## To be done
Quote the records that follow in full, leaving the pictures out.

-- BEGIN Data extract --

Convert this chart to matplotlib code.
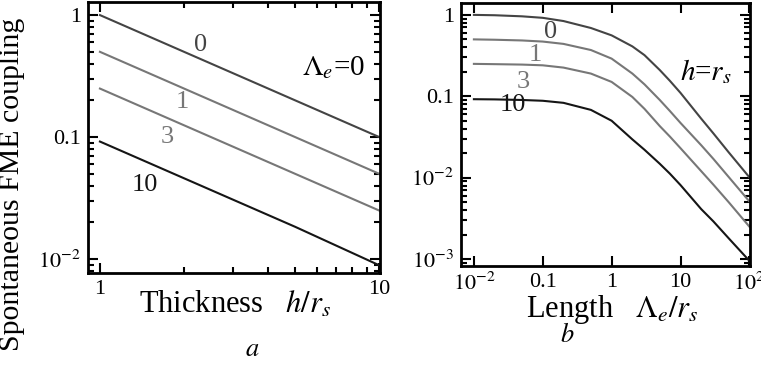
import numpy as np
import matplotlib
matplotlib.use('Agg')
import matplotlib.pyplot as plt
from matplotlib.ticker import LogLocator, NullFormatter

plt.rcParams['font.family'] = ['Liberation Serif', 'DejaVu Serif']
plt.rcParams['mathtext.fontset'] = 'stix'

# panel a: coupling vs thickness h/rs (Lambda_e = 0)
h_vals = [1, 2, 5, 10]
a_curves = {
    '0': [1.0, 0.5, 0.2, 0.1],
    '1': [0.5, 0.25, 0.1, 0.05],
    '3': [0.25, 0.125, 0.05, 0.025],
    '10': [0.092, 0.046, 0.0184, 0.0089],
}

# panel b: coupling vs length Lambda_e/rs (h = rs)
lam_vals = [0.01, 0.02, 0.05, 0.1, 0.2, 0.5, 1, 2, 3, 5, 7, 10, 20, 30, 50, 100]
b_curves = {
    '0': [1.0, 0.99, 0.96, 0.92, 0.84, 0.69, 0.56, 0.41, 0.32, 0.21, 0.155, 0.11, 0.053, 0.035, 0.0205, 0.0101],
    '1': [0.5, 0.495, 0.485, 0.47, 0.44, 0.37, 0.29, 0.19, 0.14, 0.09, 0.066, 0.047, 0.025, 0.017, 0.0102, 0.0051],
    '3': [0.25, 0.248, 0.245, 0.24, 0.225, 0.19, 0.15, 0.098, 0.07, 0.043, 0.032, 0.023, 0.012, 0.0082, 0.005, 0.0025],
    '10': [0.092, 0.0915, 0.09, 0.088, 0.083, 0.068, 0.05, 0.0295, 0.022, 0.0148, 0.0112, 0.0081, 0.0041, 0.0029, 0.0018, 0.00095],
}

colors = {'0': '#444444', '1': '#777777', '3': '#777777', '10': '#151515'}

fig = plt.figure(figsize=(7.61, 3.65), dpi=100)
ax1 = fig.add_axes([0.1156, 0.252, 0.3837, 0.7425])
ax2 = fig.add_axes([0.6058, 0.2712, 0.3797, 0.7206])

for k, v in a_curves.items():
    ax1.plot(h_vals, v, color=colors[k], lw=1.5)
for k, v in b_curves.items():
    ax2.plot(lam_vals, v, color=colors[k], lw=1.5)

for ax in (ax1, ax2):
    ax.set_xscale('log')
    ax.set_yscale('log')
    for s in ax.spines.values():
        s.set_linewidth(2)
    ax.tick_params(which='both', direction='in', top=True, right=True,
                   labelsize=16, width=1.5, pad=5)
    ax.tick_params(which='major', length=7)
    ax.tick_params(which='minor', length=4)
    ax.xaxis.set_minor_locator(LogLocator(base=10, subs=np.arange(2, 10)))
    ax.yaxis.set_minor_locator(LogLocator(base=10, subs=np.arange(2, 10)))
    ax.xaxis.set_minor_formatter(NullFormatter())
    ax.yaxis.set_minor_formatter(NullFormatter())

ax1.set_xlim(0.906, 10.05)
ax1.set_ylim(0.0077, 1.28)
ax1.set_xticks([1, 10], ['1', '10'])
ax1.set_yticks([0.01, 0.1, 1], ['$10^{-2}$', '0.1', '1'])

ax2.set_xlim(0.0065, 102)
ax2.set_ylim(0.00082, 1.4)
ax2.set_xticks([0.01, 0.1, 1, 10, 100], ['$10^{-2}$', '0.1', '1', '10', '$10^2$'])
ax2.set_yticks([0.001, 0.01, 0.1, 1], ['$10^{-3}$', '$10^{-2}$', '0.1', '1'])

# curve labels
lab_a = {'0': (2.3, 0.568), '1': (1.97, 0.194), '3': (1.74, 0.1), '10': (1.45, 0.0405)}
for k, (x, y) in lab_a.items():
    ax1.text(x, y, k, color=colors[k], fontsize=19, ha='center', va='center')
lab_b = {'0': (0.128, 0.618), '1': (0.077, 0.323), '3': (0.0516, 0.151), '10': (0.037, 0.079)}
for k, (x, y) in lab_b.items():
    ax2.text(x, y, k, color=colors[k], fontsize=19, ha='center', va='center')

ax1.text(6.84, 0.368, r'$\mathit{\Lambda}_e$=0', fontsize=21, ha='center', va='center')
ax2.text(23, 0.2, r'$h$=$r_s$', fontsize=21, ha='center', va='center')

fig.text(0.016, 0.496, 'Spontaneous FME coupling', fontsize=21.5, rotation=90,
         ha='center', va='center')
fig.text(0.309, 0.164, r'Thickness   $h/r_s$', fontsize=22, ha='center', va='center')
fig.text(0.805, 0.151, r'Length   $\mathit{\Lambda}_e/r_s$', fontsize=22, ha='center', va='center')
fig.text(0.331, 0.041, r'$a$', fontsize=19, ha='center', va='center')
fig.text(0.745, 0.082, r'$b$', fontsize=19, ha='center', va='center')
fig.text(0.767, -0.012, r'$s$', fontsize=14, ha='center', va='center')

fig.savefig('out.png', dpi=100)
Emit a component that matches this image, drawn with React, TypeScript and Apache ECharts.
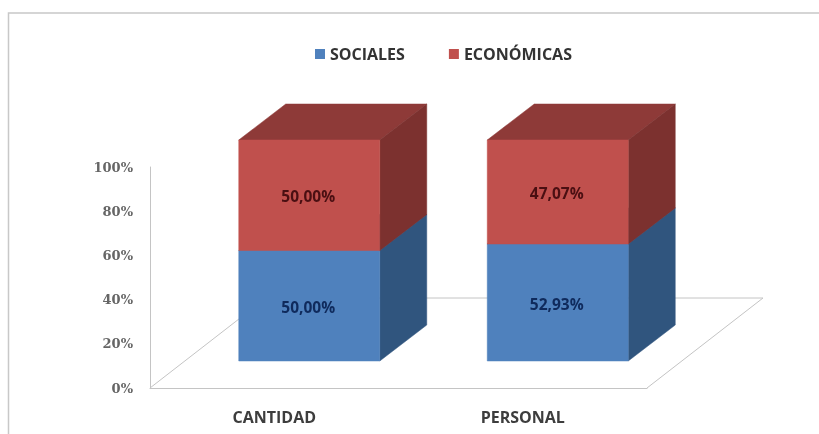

-- END Data extract --

## Solution for this exercise
Convert this chart to matplotlib code.
import numpy as np
import matplotlib
matplotlib.use('Agg')
import matplotlib.pyplot as plt
from matplotlib.ticker import LogLocator, NullFormatter

plt.rcParams['font.family'] = ['Liberation Serif', 'DejaVu Serif']
plt.rcParams['mathtext.fontset'] = 'stix'

# panel a: coupling vs thickness h/rs (Lambda_e = 0)
h_vals = [1, 2, 5, 10]
a_curves = {
    '0': [1.0, 0.5, 0.2, 0.1],
    '1': [0.5, 0.25, 0.1, 0.05],
    '3': [0.25, 0.125, 0.05, 0.025],
    '10': [0.092, 0.046, 0.0184, 0.0089],
}

# panel b: coupling vs length Lambda_e/rs (h = rs)
lam_vals = [0.01, 0.02, 0.05, 0.1, 0.2, 0.5, 1, 2, 3, 5, 7, 10, 20, 30, 50, 100]
b_curves = {
    '0': [1.0, 0.99, 0.96, 0.92, 0.84, 0.69, 0.56, 0.41, 0.32, 0.21, 0.155, 0.11, 0.053, 0.035, 0.0205, 0.0101],
    '1': [0.5, 0.495, 0.485, 0.47, 0.44, 0.37, 0.29, 0.19, 0.14, 0.09, 0.066, 0.047, 0.025, 0.017, 0.0102, 0.0051],
    '3': [0.25, 0.248, 0.245, 0.24, 0.225, 0.19, 0.15, 0.098, 0.07, 0.043, 0.032, 0.023, 0.012, 0.0082, 0.005, 0.0025],
    '10': [0.092, 0.0915, 0.09, 0.088, 0.083, 0.068, 0.05, 0.0295, 0.022, 0.0148, 0.0112, 0.0081, 0.0041, 0.0029, 0.0018, 0.00095],
}

colors = {'0': '#444444', '1': '#777777', '3': '#777777', '10': '#151515'}

fig = plt.figure(figsize=(7.61, 3.65), dpi=100)
ax1 = fig.add_axes([0.1156, 0.252, 0.3837, 0.7425])
ax2 = fig.add_axes([0.6058, 0.2712, 0.3797, 0.7206])

for k, v in a_curves.items():
    ax1.plot(h_vals, v, color=colors[k], lw=1.5)
for k, v in b_curves.items():
    ax2.plot(lam_vals, v, color=colors[k], lw=1.5)

for ax in (ax1, ax2):
    ax.set_xscale('log')
    ax.set_yscale('log')
    for s in ax.spines.values():
        s.set_linewidth(2)
    ax.tick_params(which='both', direction='in', top=True, right=True,
                   labelsize=16, width=1.5, pad=5)
    ax.tick_params(which='major', length=7)
    ax.tick_params(which='minor', length=4)
    ax.xaxis.set_minor_locator(LogLocator(base=10, subs=np.arange(2, 10)))
    ax.yaxis.set_minor_locator(LogLocator(base=10, subs=np.arange(2, 10)))
    ax.xaxis.set_minor_formatter(NullFormatter())
    ax.yaxis.set_minor_formatter(NullFormatter())

ax1.set_xlim(0.906, 10.05)
ax1.set_ylim(0.0077, 1.28)
ax1.set_xticks([1, 10], ['1', '10'])
ax1.set_yticks([0.01, 0.1, 1], ['$10^{-2}$', '0.1', '1'])

ax2.set_xlim(0.0065, 102)
ax2.set_ylim(0.00082, 1.4)
ax2.set_xticks([0.01, 0.1, 1, 10, 100], ['$10^{-2}$', '0.1', '1', '10', '$10^2$'])
ax2.set_yticks([0.001, 0.01, 0.1, 1], ['$10^{-3}$', '$10^{-2}$', '0.1', '1'])

# curve labels
lab_a = {'0': (2.3, 0.568), '1': (1.97, 0.194), '3': (1.74, 0.1), '10': (1.45, 0.0405)}
for k, (x, y) in lab_a.items():
    ax1.text(x, y, k, color=colors[k], fontsize=19, ha='center', va='center')
lab_b = {'0': (0.128, 0.618), '1': (0.077, 0.323), '3': (0.0516, 0.151), '10': (0.037, 0.079)}
for k, (x, y) in lab_b.items():
    ax2.text(x, y, k, color=colors[k], fontsize=19, ha='center', va='center')

ax1.text(6.84, 0.368, r'$\mathit{\Lambda}_e$=0', fontsize=21, ha='center', va='center')
ax2.text(23, 0.2, r'$h$=$r_s$', fontsize=21, ha='center', va='center')

fig.text(0.016, 0.496, 'Spontaneous FME coupling', fontsize=21.5, rotation=90,
         ha='center', va='center')
fig.text(0.309, 0.164, r'Thickness   $h/r_s$', fontsize=22, ha='center', va='center')
fig.text(0.805, 0.151, r'Length   $\mathit{\Lambda}_e/r_s$', fontsize=22, ha='center', va='center')
fig.text(0.331, 0.041, r'$a$', fontsize=19, ha='center', va='center')
fig.text(0.745, 0.082, r'$b$', fontsize=19, ha='center', va='center')
fig.text(0.767, -0.012, r'$s$', fontsize=14, ha='center', va='center')

fig.savefig('out.png', dpi=100)
Emit a component that matches this image, drawn with React, TypeScript and Apache ECharts.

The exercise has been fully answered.